**Instruction:** No images are to be carried over; print all other material exactly as it stands.

┌──

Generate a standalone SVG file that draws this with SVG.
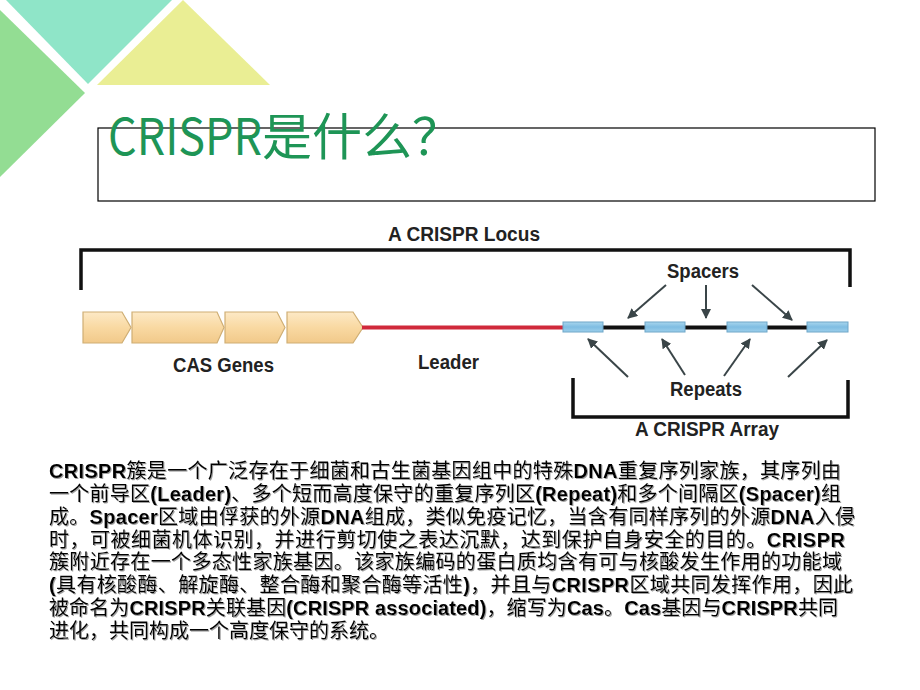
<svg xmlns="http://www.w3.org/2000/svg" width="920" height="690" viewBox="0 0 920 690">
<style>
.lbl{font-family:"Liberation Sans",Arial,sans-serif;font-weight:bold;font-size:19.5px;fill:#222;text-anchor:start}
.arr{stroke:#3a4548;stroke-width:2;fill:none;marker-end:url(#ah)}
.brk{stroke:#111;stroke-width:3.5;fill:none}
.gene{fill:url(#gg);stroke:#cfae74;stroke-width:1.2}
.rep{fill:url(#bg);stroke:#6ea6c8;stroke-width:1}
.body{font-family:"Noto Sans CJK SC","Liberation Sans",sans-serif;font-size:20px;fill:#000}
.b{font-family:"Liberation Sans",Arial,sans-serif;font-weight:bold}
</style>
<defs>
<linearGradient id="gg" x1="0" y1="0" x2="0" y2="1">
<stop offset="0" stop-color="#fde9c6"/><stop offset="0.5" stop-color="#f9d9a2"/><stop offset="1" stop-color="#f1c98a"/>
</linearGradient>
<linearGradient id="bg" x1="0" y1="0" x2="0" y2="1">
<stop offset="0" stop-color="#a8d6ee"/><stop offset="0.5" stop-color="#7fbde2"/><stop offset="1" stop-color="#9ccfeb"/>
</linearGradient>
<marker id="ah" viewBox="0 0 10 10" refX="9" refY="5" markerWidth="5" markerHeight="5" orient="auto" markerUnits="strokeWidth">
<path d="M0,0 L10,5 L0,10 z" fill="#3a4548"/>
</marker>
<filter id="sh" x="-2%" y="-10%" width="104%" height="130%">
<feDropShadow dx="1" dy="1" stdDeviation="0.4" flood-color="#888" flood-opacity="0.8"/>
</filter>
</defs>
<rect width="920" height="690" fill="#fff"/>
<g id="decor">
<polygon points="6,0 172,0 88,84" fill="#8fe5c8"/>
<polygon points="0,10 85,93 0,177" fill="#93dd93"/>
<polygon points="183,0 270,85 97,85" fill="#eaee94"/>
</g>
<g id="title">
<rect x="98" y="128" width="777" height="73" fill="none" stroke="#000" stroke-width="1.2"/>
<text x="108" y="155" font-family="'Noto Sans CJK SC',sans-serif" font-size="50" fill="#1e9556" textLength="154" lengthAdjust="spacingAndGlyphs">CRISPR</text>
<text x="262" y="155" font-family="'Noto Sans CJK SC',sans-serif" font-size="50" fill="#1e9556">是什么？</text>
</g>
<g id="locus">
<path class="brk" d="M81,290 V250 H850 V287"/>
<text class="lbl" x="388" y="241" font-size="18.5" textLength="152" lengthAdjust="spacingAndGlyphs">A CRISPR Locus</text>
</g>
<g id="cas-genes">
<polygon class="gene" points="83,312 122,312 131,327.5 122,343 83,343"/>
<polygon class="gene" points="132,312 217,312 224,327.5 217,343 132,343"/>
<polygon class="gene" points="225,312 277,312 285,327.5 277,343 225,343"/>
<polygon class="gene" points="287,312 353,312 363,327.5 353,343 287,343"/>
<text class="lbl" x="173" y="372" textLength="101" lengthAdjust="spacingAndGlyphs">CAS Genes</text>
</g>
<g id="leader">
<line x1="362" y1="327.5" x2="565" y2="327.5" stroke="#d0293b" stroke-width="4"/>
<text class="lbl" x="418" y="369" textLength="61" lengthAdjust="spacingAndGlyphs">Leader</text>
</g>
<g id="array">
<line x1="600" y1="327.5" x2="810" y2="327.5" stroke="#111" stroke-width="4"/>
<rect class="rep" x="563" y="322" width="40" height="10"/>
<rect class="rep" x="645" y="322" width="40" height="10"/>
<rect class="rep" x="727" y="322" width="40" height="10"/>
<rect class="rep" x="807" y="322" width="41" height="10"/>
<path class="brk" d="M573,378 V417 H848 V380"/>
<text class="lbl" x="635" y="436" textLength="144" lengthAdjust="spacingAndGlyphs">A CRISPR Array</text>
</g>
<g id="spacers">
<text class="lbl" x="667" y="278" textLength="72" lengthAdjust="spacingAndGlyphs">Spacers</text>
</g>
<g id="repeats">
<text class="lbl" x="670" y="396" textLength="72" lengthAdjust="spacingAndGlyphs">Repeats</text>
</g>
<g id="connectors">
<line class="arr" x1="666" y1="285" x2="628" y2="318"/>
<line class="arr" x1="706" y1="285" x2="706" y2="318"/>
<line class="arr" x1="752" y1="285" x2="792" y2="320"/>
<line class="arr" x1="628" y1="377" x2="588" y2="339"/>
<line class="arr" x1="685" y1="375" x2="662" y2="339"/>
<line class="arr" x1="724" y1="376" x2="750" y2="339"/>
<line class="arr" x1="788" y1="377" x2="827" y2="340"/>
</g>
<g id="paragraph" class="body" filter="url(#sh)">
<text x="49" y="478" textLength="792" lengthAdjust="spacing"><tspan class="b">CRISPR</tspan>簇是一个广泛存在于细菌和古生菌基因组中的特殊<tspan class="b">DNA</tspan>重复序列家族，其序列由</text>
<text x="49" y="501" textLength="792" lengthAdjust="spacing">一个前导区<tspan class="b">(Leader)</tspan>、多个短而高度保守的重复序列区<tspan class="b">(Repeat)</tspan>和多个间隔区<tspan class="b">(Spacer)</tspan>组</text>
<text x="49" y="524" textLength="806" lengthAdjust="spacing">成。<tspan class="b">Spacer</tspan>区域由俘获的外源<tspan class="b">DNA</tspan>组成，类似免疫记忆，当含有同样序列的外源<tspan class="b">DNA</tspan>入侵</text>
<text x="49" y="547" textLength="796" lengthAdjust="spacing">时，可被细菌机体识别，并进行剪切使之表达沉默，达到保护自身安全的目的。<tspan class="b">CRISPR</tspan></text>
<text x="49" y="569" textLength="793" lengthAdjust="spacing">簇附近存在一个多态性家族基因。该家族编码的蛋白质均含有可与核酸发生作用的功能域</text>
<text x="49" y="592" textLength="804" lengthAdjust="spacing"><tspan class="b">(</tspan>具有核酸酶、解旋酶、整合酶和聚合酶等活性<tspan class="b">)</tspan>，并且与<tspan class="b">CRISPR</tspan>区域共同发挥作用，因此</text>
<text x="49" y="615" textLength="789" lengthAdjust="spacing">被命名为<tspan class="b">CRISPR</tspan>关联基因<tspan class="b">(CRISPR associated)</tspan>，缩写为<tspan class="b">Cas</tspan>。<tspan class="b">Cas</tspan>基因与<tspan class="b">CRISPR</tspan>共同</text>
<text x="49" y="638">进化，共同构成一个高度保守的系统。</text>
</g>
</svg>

└──

**Task answer:**
Generate a standalone SVG file that draws this with SVG.
<svg xmlns="http://www.w3.org/2000/svg" width="920" height="690" viewBox="0 0 920 690">
<style>
.lbl{font-family:"Liberation Sans",Arial,sans-serif;font-weight:bold;font-size:19.5px;fill:#222;text-anchor:start}
.arr{stroke:#3a4548;stroke-width:2;fill:none;marker-end:url(#ah)}
.brk{stroke:#111;stroke-width:3.5;fill:none}
.gene{fill:url(#gg);stroke:#cfae74;stroke-width:1.2}
.rep{fill:url(#bg);stroke:#6ea6c8;stroke-width:1}
.body{font-family:"Noto Sans CJK SC","Liberation Sans",sans-serif;font-size:20px;fill:#000}
.b{font-family:"Liberation Sans",Arial,sans-serif;font-weight:bold}
</style>
<defs>
<linearGradient id="gg" x1="0" y1="0" x2="0" y2="1">
<stop offset="0" stop-color="#fde9c6"/><stop offset="0.5" stop-color="#f9d9a2"/><stop offset="1" stop-color="#f1c98a"/>
</linearGradient>
<linearGradient id="bg" x1="0" y1="0" x2="0" y2="1">
<stop offset="0" stop-color="#a8d6ee"/><stop offset="0.5" stop-color="#7fbde2"/><stop offset="1" stop-color="#9ccfeb"/>
</linearGradient>
<marker id="ah" viewBox="0 0 10 10" refX="9" refY="5" markerWidth="5" markerHeight="5" orient="auto" markerUnits="strokeWidth">
<path d="M0,0 L10,5 L0,10 z" fill="#3a4548"/>
</marker>
<filter id="sh" x="-2%" y="-10%" width="104%" height="130%">
<feDropShadow dx="1" dy="1" stdDeviation="0.4" flood-color="#888" flood-opacity="0.8"/>
</filter>
</defs>
<rect width="920" height="690" fill="#fff"/>
<g id="decor">
<polygon points="6,0 172,0 88,84" fill="#8fe5c8"/>
<polygon points="0,10 85,93 0,177" fill="#93dd93"/>
<polygon points="183,0 270,85 97,85" fill="#eaee94"/>
</g>
<g id="title">
<rect x="98" y="128" width="777" height="73" fill="none" stroke="#000" stroke-width="1.2"/>
<text x="108" y="155" font-family="'Noto Sans CJK SC',sans-serif" font-size="50" fill="#1e9556" textLength="154" lengthAdjust="spacingAndGlyphs">CRISPR</text>
<text x="262" y="155" font-family="'Noto Sans CJK SC',sans-serif" font-size="50" fill="#1e9556">是什么？</text>
</g>
<g id="locus">
<path class="brk" d="M81,290 V250 H850 V287"/>
<text class="lbl" x="388" y="241" font-size="18.5" textLength="152" lengthAdjust="spacingAndGlyphs">A CRISPR Locus</text>
</g>
<g id="cas-genes">
<polygon class="gene" points="83,312 122,312 131,327.5 122,343 83,343"/>
<polygon class="gene" points="132,312 217,312 224,327.5 217,343 132,343"/>
<polygon class="gene" points="225,312 277,312 285,327.5 277,343 225,343"/>
<polygon class="gene" points="287,312 353,312 363,327.5 353,343 287,343"/>
<text class="lbl" x="173" y="372" textLength="101" lengthAdjust="spacingAndGlyphs">CAS Genes</text>
</g>
<g id="leader">
<line x1="362" y1="327.5" x2="565" y2="327.5" stroke="#d0293b" stroke-width="4"/>
<text class="lbl" x="418" y="369" textLength="61" lengthAdjust="spacingAndGlyphs">Leader</text>
</g>
<g id="array">
<line x1="600" y1="327.5" x2="810" y2="327.5" stroke="#111" stroke-width="4"/>
<rect class="rep" x="563" y="322" width="40" height="10"/>
<rect class="rep" x="645" y="322" width="40" height="10"/>
<rect class="rep" x="727" y="322" width="40" height="10"/>
<rect class="rep" x="807" y="322" width="41" height="10"/>
<path class="brk" d="M573,378 V417 H848 V380"/>
<text class="lbl" x="635" y="436" textLength="144" lengthAdjust="spacingAndGlyphs">A CRISPR Array</text>
</g>
<g id="spacers">
<text class="lbl" x="667" y="278" textLength="72" lengthAdjust="spacingAndGlyphs">Spacers</text>
</g>
<g id="repeats">
<text class="lbl" x="670" y="396" textLength="72" lengthAdjust="spacingAndGlyphs">Repeats</text>
</g>
<g id="connectors">
<line class="arr" x1="666" y1="285" x2="628" y2="318"/>
<line class="arr" x1="706" y1="285" x2="706" y2="318"/>
<line class="arr" x1="752" y1="285" x2="792" y2="320"/>
<line class="arr" x1="628" y1="377" x2="588" y2="339"/>
<line class="arr" x1="685" y1="375" x2="662" y2="339"/>
<line class="arr" x1="724" y1="376" x2="750" y2="339"/>
<line class="arr" x1="788" y1="377" x2="827" y2="340"/>
</g>
<g id="paragraph" class="body" filter="url(#sh)">
<text x="49" y="478" textLength="792" lengthAdjust="spacing"><tspan class="b">CRISPR</tspan>簇是一个广泛存在于细菌和古生菌基因组中的特殊<tspan class="b">DNA</tspan>重复序列家族，其序列由</text>
<text x="49" y="501" textLength="792" lengthAdjust="spacing">一个前导区<tspan class="b">(Leader)</tspan>、多个短而高度保守的重复序列区<tspan class="b">(Repeat)</tspan>和多个间隔区<tspan class="b">(Spacer)</tspan>组</text>
<text x="49" y="524" textLength="806" lengthAdjust="spacing">成。<tspan class="b">Spacer</tspan>区域由俘获的外源<tspan class="b">DNA</tspan>组成，类似免疫记忆，当含有同样序列的外源<tspan class="b">DNA</tspan>入侵</text>
<text x="49" y="547" textLength="796" lengthAdjust="spacing">时，可被细菌机体识别，并进行剪切使之表达沉默，达到保护自身安全的目的。<tspan class="b">CRISPR</tspan></text>
<text x="49" y="569" textLength="793" lengthAdjust="spacing">簇附近存在一个多态性家族基因。该家族编码的蛋白质均含有可与核酸发生作用的功能域</text>
<text x="49" y="592" textLength="804" lengthAdjust="spacing"><tspan class="b">(</tspan>具有核酸酶、解旋酶、整合酶和聚合酶等活性<tspan class="b">)</tspan>，并且与<tspan class="b">CRISPR</tspan>区域共同发挥作用，因此</text>
<text x="49" y="615" textLength="789" lengthAdjust="spacing">被命名为<tspan class="b">CRISPR</tspan>关联基因<tspan class="b">(CRISPR associated)</tspan>，缩写为<tspan class="b">Cas</tspan>。<tspan class="b">Cas</tspan>基因与<tspan class="b">CRISPR</tspan>共同</text>
<text x="49" y="638">进化，共同构成一个高度保守的系统。</text>
</g>
</svg>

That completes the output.